EXERCISE DIRECTIONS: Transcribe the records below in full; pictures stay out of the copy.

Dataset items

## Start

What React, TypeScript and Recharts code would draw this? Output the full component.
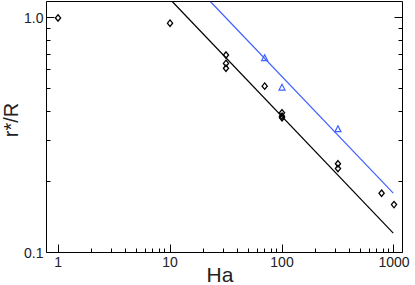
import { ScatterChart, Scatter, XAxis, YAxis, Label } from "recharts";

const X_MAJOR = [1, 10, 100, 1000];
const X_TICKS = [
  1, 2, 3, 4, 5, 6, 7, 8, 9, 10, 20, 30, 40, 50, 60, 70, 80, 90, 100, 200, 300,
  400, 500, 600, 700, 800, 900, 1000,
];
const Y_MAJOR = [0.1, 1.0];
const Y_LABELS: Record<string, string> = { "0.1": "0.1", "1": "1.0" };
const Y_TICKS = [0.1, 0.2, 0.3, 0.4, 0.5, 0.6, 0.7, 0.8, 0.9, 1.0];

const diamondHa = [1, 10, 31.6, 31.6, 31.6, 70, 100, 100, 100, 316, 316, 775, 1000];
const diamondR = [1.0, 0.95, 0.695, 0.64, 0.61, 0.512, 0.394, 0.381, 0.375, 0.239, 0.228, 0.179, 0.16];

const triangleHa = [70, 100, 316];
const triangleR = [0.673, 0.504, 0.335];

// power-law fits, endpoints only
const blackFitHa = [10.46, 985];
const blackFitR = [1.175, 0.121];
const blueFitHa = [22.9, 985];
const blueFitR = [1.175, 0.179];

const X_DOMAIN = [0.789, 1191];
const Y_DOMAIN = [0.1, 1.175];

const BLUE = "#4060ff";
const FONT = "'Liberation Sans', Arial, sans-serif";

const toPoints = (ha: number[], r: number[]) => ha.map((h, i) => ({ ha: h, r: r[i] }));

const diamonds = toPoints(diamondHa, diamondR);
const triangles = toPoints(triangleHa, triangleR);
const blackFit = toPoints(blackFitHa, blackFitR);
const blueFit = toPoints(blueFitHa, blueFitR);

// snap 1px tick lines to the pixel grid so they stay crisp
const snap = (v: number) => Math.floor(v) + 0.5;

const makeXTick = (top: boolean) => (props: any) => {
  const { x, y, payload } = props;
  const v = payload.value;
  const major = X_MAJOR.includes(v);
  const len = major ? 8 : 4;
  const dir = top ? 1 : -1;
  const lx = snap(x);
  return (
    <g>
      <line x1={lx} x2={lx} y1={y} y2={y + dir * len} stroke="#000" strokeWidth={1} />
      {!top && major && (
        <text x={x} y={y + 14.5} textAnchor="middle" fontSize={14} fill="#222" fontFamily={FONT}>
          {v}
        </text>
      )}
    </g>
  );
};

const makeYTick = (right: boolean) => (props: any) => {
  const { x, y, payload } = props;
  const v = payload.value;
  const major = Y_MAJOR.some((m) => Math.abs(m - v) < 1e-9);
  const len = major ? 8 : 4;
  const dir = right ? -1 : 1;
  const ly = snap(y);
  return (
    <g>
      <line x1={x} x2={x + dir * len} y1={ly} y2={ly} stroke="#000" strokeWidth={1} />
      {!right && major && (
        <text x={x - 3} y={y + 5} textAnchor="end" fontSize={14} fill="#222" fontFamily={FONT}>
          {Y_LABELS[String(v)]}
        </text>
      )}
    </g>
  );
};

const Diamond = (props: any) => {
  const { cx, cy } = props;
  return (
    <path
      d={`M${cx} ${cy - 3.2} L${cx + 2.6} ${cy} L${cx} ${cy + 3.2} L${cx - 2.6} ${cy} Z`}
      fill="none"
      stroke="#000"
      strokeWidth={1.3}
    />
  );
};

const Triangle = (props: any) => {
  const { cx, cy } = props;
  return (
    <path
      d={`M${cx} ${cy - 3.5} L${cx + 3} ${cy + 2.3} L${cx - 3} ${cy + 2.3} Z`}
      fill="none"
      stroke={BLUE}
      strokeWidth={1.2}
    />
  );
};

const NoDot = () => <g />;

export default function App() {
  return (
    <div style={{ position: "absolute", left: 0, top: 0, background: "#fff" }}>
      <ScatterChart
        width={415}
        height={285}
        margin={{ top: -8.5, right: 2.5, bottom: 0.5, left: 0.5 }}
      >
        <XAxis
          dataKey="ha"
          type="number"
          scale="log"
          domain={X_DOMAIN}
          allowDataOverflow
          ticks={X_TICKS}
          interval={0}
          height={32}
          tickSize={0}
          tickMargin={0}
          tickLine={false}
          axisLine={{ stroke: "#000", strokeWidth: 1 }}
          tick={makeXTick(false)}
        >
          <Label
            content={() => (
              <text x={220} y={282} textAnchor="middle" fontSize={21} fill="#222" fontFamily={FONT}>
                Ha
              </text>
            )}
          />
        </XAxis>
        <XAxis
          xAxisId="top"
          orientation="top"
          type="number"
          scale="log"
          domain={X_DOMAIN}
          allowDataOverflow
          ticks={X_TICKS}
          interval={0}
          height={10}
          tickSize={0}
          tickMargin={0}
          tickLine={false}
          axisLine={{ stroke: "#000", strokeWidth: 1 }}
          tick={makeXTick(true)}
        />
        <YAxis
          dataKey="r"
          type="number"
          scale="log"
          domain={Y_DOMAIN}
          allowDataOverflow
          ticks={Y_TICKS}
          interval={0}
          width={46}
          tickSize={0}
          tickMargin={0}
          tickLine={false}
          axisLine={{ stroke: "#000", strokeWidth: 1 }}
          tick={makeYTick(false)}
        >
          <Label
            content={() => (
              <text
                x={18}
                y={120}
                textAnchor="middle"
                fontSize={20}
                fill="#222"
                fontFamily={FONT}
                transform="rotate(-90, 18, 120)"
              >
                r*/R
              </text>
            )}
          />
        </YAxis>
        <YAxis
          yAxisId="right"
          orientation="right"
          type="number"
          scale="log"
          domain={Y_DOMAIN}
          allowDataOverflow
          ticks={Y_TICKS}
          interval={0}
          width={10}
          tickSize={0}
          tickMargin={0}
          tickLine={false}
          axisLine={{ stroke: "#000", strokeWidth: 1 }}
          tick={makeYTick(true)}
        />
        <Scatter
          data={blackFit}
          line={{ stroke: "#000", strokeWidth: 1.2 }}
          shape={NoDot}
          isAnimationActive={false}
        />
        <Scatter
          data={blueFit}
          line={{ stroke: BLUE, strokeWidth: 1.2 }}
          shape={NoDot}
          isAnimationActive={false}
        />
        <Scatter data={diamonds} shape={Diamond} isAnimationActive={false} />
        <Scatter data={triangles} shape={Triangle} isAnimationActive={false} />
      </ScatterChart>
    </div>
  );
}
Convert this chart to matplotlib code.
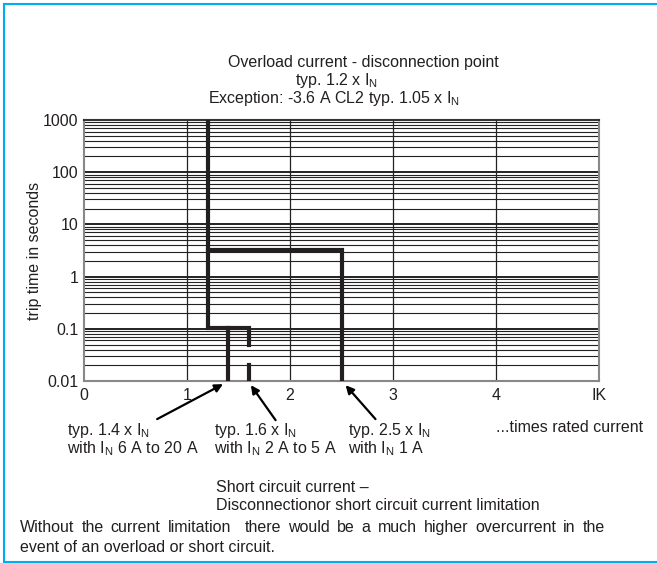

## End

RIGHT ANSWER:
What React, TypeScript and Recharts code would draw this? Output the full component.
import { ScatterChart, Scatter, XAxis, YAxis, Label } from "recharts";

const X_MAJOR = [1, 10, 100, 1000];
const X_TICKS = [
  1, 2, 3, 4, 5, 6, 7, 8, 9, 10, 20, 30, 40, 50, 60, 70, 80, 90, 100, 200, 300,
  400, 500, 600, 700, 800, 900, 1000,
];
const Y_MAJOR = [0.1, 1.0];
const Y_LABELS: Record<string, string> = { "0.1": "0.1", "1": "1.0" };
const Y_TICKS = [0.1, 0.2, 0.3, 0.4, 0.5, 0.6, 0.7, 0.8, 0.9, 1.0];

const diamondHa = [1, 10, 31.6, 31.6, 31.6, 70, 100, 100, 100, 316, 316, 775, 1000];
const diamondR = [1.0, 0.95, 0.695, 0.64, 0.61, 0.512, 0.394, 0.381, 0.375, 0.239, 0.228, 0.179, 0.16];

const triangleHa = [70, 100, 316];
const triangleR = [0.673, 0.504, 0.335];

// power-law fits, endpoints only
const blackFitHa = [10.46, 985];
const blackFitR = [1.175, 0.121];
const blueFitHa = [22.9, 985];
const blueFitR = [1.175, 0.179];

const X_DOMAIN = [0.789, 1191];
const Y_DOMAIN = [0.1, 1.175];

const BLUE = "#4060ff";
const FONT = "'Liberation Sans', Arial, sans-serif";

const toPoints = (ha: number[], r: number[]) => ha.map((h, i) => ({ ha: h, r: r[i] }));

const diamonds = toPoints(diamondHa, diamondR);
const triangles = toPoints(triangleHa, triangleR);
const blackFit = toPoints(blackFitHa, blackFitR);
const blueFit = toPoints(blueFitHa, blueFitR);

// snap 1px tick lines to the pixel grid so they stay crisp
const snap = (v: number) => Math.floor(v) + 0.5;

const makeXTick = (top: boolean) => (props: any) => {
  const { x, y, payload } = props;
  const v = payload.value;
  const major = X_MAJOR.includes(v);
  const len = major ? 8 : 4;
  const dir = top ? 1 : -1;
  const lx = snap(x);
  return (
    <g>
      <line x1={lx} x2={lx} y1={y} y2={y + dir * len} stroke="#000" strokeWidth={1} />
      {!top && major && (
        <text x={x} y={y + 14.5} textAnchor="middle" fontSize={14} fill="#222" fontFamily={FONT}>
          {v}
        </text>
      )}
    </g>
  );
};

const makeYTick = (right: boolean) => (props: any) => {
  const { x, y, payload } = props;
  const v = payload.value;
  const major = Y_MAJOR.some((m) => Math.abs(m - v) < 1e-9);
  const len = major ? 8 : 4;
  const dir = right ? -1 : 1;
  const ly = snap(y);
  return (
    <g>
      <line x1={x} x2={x + dir * len} y1={ly} y2={ly} stroke="#000" strokeWidth={1} />
      {!right && major && (
        <text x={x - 3} y={y + 5} textAnchor="end" fontSize={14} fill="#222" fontFamily={FONT}>
          {Y_LABELS[String(v)]}
        </text>
      )}
    </g>
  );
};

const Diamond = (props: any) => {
  const { cx, cy } = props;
  return (
    <path
      d={`M${cx} ${cy - 3.2} L${cx + 2.6} ${cy} L${cx} ${cy + 3.2} L${cx - 2.6} ${cy} Z`}
      fill="none"
      stroke="#000"
      strokeWidth={1.3}
    />
  );
};

const Triangle = (props: any) => {
  const { cx, cy } = props;
  return (
    <path
      d={`M${cx} ${cy - 3.5} L${cx + 3} ${cy + 2.3} L${cx - 3} ${cy + 2.3} Z`}
      fill="none"
      stroke={BLUE}
      strokeWidth={1.2}
    />
  );
};

const NoDot = () => <g />;

export default function App() {
  return (
    <div style={{ position: "absolute", left: 0, top: 0, background: "#fff" }}>
      <ScatterChart
        width={415}
        height={285}
        margin={{ top: -8.5, right: 2.5, bottom: 0.5, left: 0.5 }}
      >
        <XAxis
          dataKey="ha"
          type="number"
          scale="log"
          domain={X_DOMAIN}
          allowDataOverflow
          ticks={X_TICKS}
          interval={0}
          height={32}
          tickSize={0}
          tickMargin={0}
          tickLine={false}
          axisLine={{ stroke: "#000", strokeWidth: 1 }}
          tick={makeXTick(false)}
        >
          <Label
            content={() => (
              <text x={220} y={282} textAnchor="middle" fontSize={21} fill="#222" fontFamily={FONT}>
                Ha
              </text>
            )}
          />
        </XAxis>
        <XAxis
          xAxisId="top"
          orientation="top"
          type="number"
          scale="log"
          domain={X_DOMAIN}
          allowDataOverflow
          ticks={X_TICKS}
          interval={0}
          height={10}
          tickSize={0}
          tickMargin={0}
          tickLine={false}
          axisLine={{ stroke: "#000", strokeWidth: 1 }}
          tick={makeXTick(true)}
        />
        <YAxis
          dataKey="r"
          type="number"
          scale="log"
          domain={Y_DOMAIN}
          allowDataOverflow
          ticks={Y_TICKS}
          interval={0}
          width={46}
          tickSize={0}
          tickMargin={0}
          tickLine={false}
          axisLine={{ stroke: "#000", strokeWidth: 1 }}
          tick={makeYTick(false)}
        >
          <Label
            content={() => (
              <text
                x={18}
                y={120}
                textAnchor="middle"
                fontSize={20}
                fill="#222"
                fontFamily={FONT}
                transform="rotate(-90, 18, 120)"
              >
                r*/R
              </text>
            )}
          />
        </YAxis>
        <YAxis
          yAxisId="right"
          orientation="right"
          type="number"
          scale="log"
          domain={Y_DOMAIN}
          allowDataOverflow
          ticks={Y_TICKS}
          interval={0}
          width={10}
          tickSize={0}
          tickMargin={0}
          tickLine={false}
          axisLine={{ stroke: "#000", strokeWidth: 1 }}
          tick={makeYTick(true)}
        />
        <Scatter
          data={blackFit}
          line={{ stroke: "#000", strokeWidth: 1.2 }}
          shape={NoDot}
          isAnimationActive={false}
        />
        <Scatter
          data={blueFit}
          line={{ stroke: BLUE, strokeWidth: 1.2 }}
          shape={NoDot}
          isAnimationActive={false}
        />
        <Scatter data={diamonds} shape={Diamond} isAnimationActive={false} />
        <Scatter data={triangles} shape={Triangle} isAnimationActive={false} />
      </ScatterChart>
    </div>
  );
}
Convert this chart to matplotlib code.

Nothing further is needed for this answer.